For the past few years, I have joined my friend Paul Kollman, CSC for breakfast on game day. Though our meeting time is an ungodly hour on the West Coast, I am so grateful that someone as busy as Father Paul takes time to meet with me. I learn from him about the state of the University and the universal Church. He tells me about student life and how they express their faith. He ends every meeting by thanking me for visiting Notre Dame. His words leave me speechless. They are sincere and heartfelt and to hear them from a man—a priest, teacher and friend like him who is the best ambassador of Our Lady's' University that I know—makes my heart swell. This year, he thanked me for being a teacher in a Catholic school during these difficult times. My heart was both full and yet broken. I wish I had thanked him for serving the Church through this crisis, first.

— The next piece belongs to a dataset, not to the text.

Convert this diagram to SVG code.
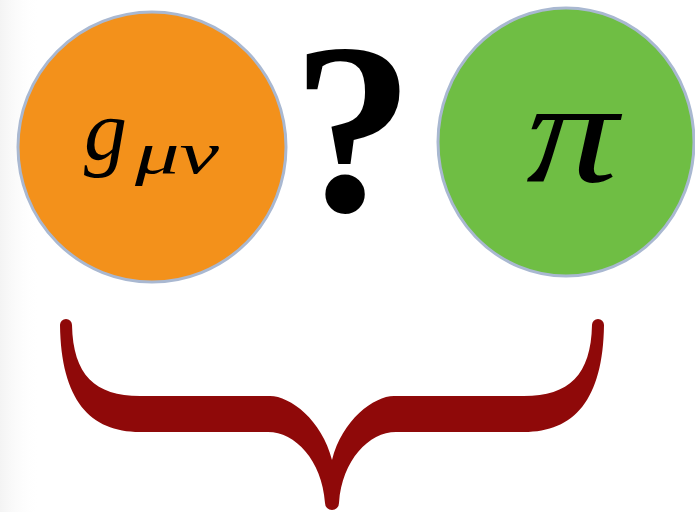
<svg xmlns="http://www.w3.org/2000/svg" width="695" height="512" viewBox="0 0 695 512">
<style>
.node{stroke:#a9b8d1;stroke-width:3}
.math{font-family:"Liberation Serif","Times New Roman",serif;font-style:italic;fill:#000}
</style>
<defs>
<linearGradient id="edge" x1="0" y1="0" x2="1" y2="0">
<stop offset="0" stop-color="#ececec"/>
<stop offset="1" stop-color="#ffffff" stop-opacity="0"/>
</linearGradient>
</defs>
<rect width="695" height="512" fill="#ffffff"/>
<rect x="0" y="0" width="40" height="512" fill="url(#edge)" opacity="0.6"/>
<g id="node-g">
<ellipse class="node" cx="152" cy="147" rx="134" ry="135" fill="#f3911b"/>
<text class="math" x="84" y="159" font-size="86">g</text>
<text class="math" x="135" y="173" font-size="60" textLength="84" lengthAdjust="spacingAndGlyphs">μν</text>
</g>
<g id="node-q">
<text x="353" y="211" font-family="'Liberation Serif','Times New Roman',serif" font-weight="bold" font-size="244" text-anchor="middle" fill="#000">?</text>
</g>
<g id="node-pi">
<ellipse class="node" cx="566" cy="142" rx="128" ry="134" fill="#6fbe44"/>
<text class="math" x="526" y="182" font-size="146" textLength="92" lengthAdjust="spacingAndGlyphs">π</text>
</g>
<g id="brace">
<path fill="#8f0909" d="M 72 325 C 73 375, 95 396, 140 396 L 270 396 C 290 396, 322 420, 332 460 C 342 420, 374 396, 394 396 L 524 396 C 569 396, 591 375, 592 325 A 6 6 0 0 1 604 325 C 603 400, 574 432, 524 432 L 396 432 C 369 432, 342 460, 339 503 A 7 7 0 0 1 325 503 C 322 460, 295 432, 268 432 L 140 432 C 90 432, 61 400, 60 325 A 6 6 0 0 1 72 325 Z"/>
</g>
</svg>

Children are supposed to leave their homes. Students ought to study, earn their degree and leave their alma mater. Notre Dame prepares its student body to put the Golden Dome in the review mirror and yet bring it to their corner of the world. Some folks, like Paul, ought to return to the motherland. They keep the spirit alive so that when we come back, we get renourished and go home with a mind that's a little more clear and a heart that's maybe a little too full.
Football is a significant reason that people of all ages from throughout the United States come to Notre Dame. When I take a bird's eye view of what happens on the gridiron, I find myself asking the question: Will this be here in 100 years from now? I don't know, but I think about it. For now, I can only express my gratitude that this game provides me an opportunity to be nourished every fall by my Notre Dame family.